In a down economy, the rich get richer and the poor go broke
Posted by: Beth Pariseau
In an economic downturn, not everybody makes it through in one piece. Though the storage market has fared better than many (apparently the list of things in life you can count on has been expanded to three: death, taxes and data growth), it isn’t without its casualties. Ciprico and Agami are the two latest.
The Minneapolis-Star Tribune reports that storage controller startup Ciprico has filed for Chapter 11 bankruptcy. According to an analyst quoted in the Star-Tribune story, “Ciprico spent too much cash last year building a sales force to sell a radical new disk storage product that consisted only of software rather than a computer device…Ciprico had the funds and burned them up too quickly.”
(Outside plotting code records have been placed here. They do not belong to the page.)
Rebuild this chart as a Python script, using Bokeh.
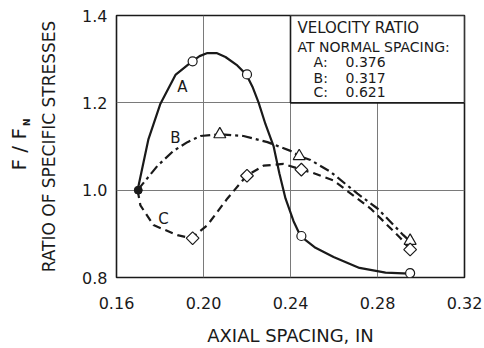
import math
from bokeh.plotting import figure
from bokeh.models import Range1d, FixedTicker, PrintfTickFormatter, Label, Title
from bokeh.embed import file_html
from bokeh.resources import INLINE

# ---- data ----
x_ticks = [0.16, 0.20, 0.24, 0.28, 0.32]
y_ticks = [0.8, 1.0, 1.2, 1.4]

normal_spacing = [0.17]
normal_ratio = [1.0]

spacing_A = [0.195, 0.22, 0.245, 0.295]
ratio_A = [1.295, 1.265, 0.895, 0.81]
spacing_B = [0.2075, 0.244, 0.295]
ratio_B = [1.128, 1.078, 0.884]
spacing_C = [0.195, 0.22, 0.245, 0.295]
ratio_C = [0.89, 1.033, 1.047, 0.864]

# hand-drawn curves
curve_A_x = [0.1697, 0.1715, 0.1747, 0.1802, 0.1871, 0.1945, 0.1982, 0.2018, 0.2060,
             0.2101, 0.2152, 0.2198, 0.2225, 0.2253, 0.2285, 0.2322, 0.2349, 0.2377,
             0.2414, 0.2446, 0.2515, 0.2598, 0.2717, 0.2837, 0.2947]
curve_A_y = [1.0, 1.042, 1.117, 1.198, 1.264, 1.294, 1.307, 1.314, 1.314,
             1.305, 1.287, 1.264, 1.237, 1.201, 1.151, 1.101, 1.038, 0.981,
             0.929, 0.895, 0.868, 0.847, 0.822, 0.811, 0.809]
curve_B_x = [0.1697, 0.1789, 0.1862, 0.1926, 0.1986, 0.2074, 0.2184, 0.2294, 0.2400,
             0.2441, 0.2492, 0.2584, 0.2708, 0.2800, 0.2919, 0.2943]
curve_B_y = [1.0, 1.056, 1.090, 1.110, 1.124, 1.128, 1.124, 1.110, 1.090,
             1.078, 1.069, 1.042, 0.992, 0.958, 0.897, 0.886]
curve_C_x = [0.1697, 0.1710, 0.1770, 0.1880, 0.1945, 0.2018, 0.2110, 0.2198, 0.2276,
             0.2368, 0.2451, 0.2501, 0.2598, 0.2768, 0.2906, 0.2952]
curve_C_y = [1.0, 0.965, 0.920, 0.897, 0.890, 0.920, 0.981, 1.033, 1.056,
             1.060, 1.047, 1.040, 1.022, 0.958, 0.890, 0.863]

curve_names = ["A", "B", "C"]
velocity_ratio = ["0.376", "0.317", "0.621"]

INK = "#1a1a1a"
FONT = "DejaVu Sans"

p = figure(width=484, height=348, output_backend="svg", toolbar_location=None,
           x_range=Range1d(0.16, 0.32), y_range=Range1d(0.8, 1.4),
           min_border_left=116, min_border_right=20, min_border_top=15,
           min_border_bottom=68)
p.background_fill_color = "white"
p.border_fill_color = "white"
p.outline_line_color = INK
p.outline_line_width = 1.6

p.xaxis.ticker = FixedTicker(ticks=x_ticks)
p.yaxis.ticker = FixedTicker(ticks=y_ticks)
p.xaxis.formatter = PrintfTickFormatter(format="%.2f")
p.yaxis.formatter = PrintfTickFormatter(format="%.1f")
for ax in (p.xaxis[0], p.yaxis[0]):
    ax.axis_line_color = None
    ax.major_tick_line_color = None
    ax.minor_tick_line_color = None
    ax.major_tick_out = 0
    ax.major_tick_in = 0
    ax.minor_tick_out = 0
    ax.major_label_text_font = FONT
    ax.major_label_text_font_size = "16px"
    ax.major_label_text_color = INK
    ax.axis_label_text_font = FONT
    ax.axis_label_text_font_style = "normal"
    ax.axis_label_text_color = INK
p.xaxis.axis_label = "AXIAL SPACING, IN"
p.yaxis.axis_label = "RATIO OF SPECIFIC STRESSES"
p.xaxis.axis_label_text_font_size = "18px"
p.yaxis.axis_label_text_font_size = "17px"
p.xaxis.major_label_standoff = 19
p.xaxis.axis_label_standoff = 13
p.yaxis.major_label_standoff = 9
p.yaxis.axis_label_standoff = 20

p.xgrid.ticker = FixedTicker(ticks=x_ticks)
p.ygrid.ticker = FixedTicker(ticks=y_ticks)
p.grid.grid_line_color = "#7a7a7a"
p.grid.grid_line_width = 1

# outer axis title F / F_N (subscript N as its own small title)
p.add_layout(Title(text="N", text_font=FONT, text_font_size="9px",
                   text_font_style="bold", text_color=INK, align="right",
                   offset=103, vertical_align="top", standoff=5), "left")
p.add_layout(Title(text="F / F", text_font=FONT, text_font_size="20px",
                   text_font_style="normal", text_color=INK, align="left",
                   offset=107, vertical_align="bottom", standoff=-22), "left")

# legend box (white panel in upper-right grid cell)
p.quad(left=[0.24], right=[0.32], bottom=[1.2], top=[1.4],
       fill_color="white", line_color=INK, line_width=1.6)

# curves
p.line(curve_A_x, curve_A_y, line_color=INK, line_width=2.2)
p.line(curve_B_x, curve_B_y, line_color=INK, line_width=2.2, line_dash="10 4 3 4")
p.line(curve_C_x, curve_C_y, line_color=INK, line_width=2.2, line_dash="8 5")

# markers
p.scatter(spacing_A, ratio_A, marker="circle", size=9, fill_color="white",
          line_color=INK, line_width=1.2)
p.scatter(spacing_B, ratio_B, marker="triangle", size=12, fill_color="white",
          line_color=INK, line_width=1.2)
p.scatter(spacing_C, ratio_C, marker="square", angle=math.pi / 4, size=9,
          fill_color="white", line_color=INK, line_width=1.2)
p.scatter(normal_spacing, normal_ratio, marker="circle", size=8,
          fill_color=INK, line_color=INK)

# curve labels
lab_x = [0.1903, 0.1871, 0.1816]
lab_y = [1.237, 1.119, 0.933]
for name, lx, ly in zip(curve_names, lab_x, lab_y):
    p.add_layout(Label(x=lx, y=ly, text=name, text_font=FONT, text_font_size="15px",
                       text_color=INK, text_align="center", text_baseline="middle"))

# legend text
p.add_layout(Label(x=0.2432, y=1.372, text="VELOCITY RATIO", text_font=FONT,
                   text_font_size="15px", text_color=INK, text_baseline="middle"))
p.add_layout(Label(x=0.2432, y=1.327, text="AT NORMAL SPACING:", text_font=FONT,
                   text_font_size="14px", text_color=INK, text_baseline="middle"))
row_y = [1.293, 1.257, 1.225]
for name, vr, ry in zip(curve_names, velocity_ratio, row_y):
    p.add_layout(Label(x=0.2506, y=ry, text=name + ":", text_font=FONT,
                       text_font_size="14px", text_color=INK, text_baseline="middle"))
    p.add_layout(Label(x=0.2653, y=ry, text=vr, text_font=FONT,
                       text_font_size="14px", text_color=INK, text_baseline="middle"))

open("out.html", "w").write(file_html(p, INLINE))
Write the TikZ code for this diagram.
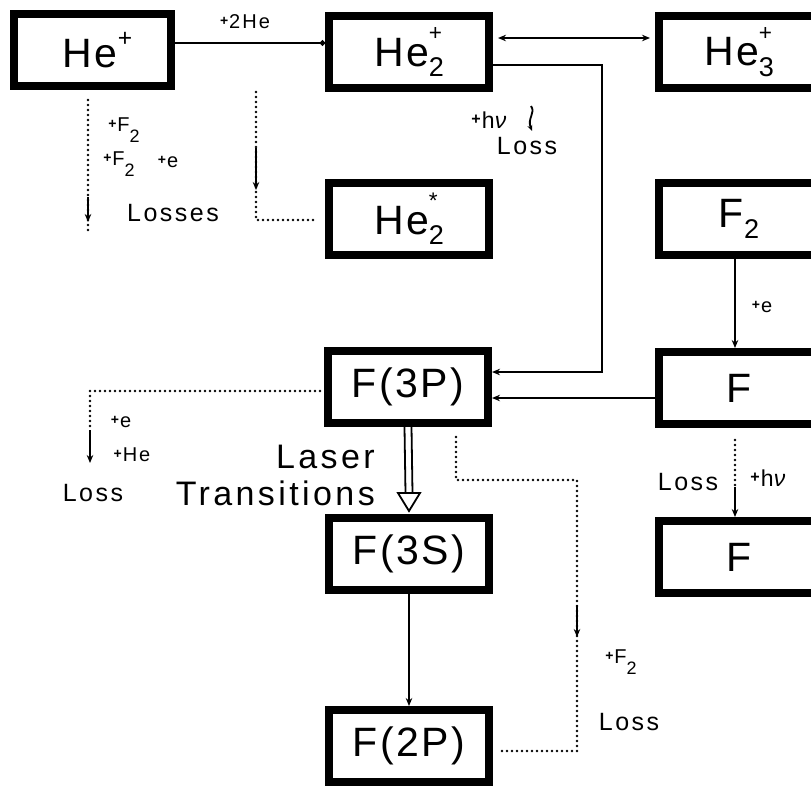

Ciprico reported a loss of $3 million on $2 million in revenue for the first quarter of this year, then laid off 30 percent of its staff in March. Ciprico CEO Steven Merrifield told the Star-Tribune he hopes to sell off the company’s technology
Poor judgment in the spending department may have been a factor, but Storagezilla also attributes the downfall of smaller companies to the general economic climate. “During a downturn the bigger players get bigger while the smaller ones collapse or are picked off via acquisition,” he wrote - in the midst of reporting that NAS vendor Agami has folded.
I since received confirmation from an Agami source that it has indeed gone out of business, although its web site and phone system are still functioning. In today’s economic climate, it wouldn’t be surprising if more ”on the bubble” storage companies bite the dust.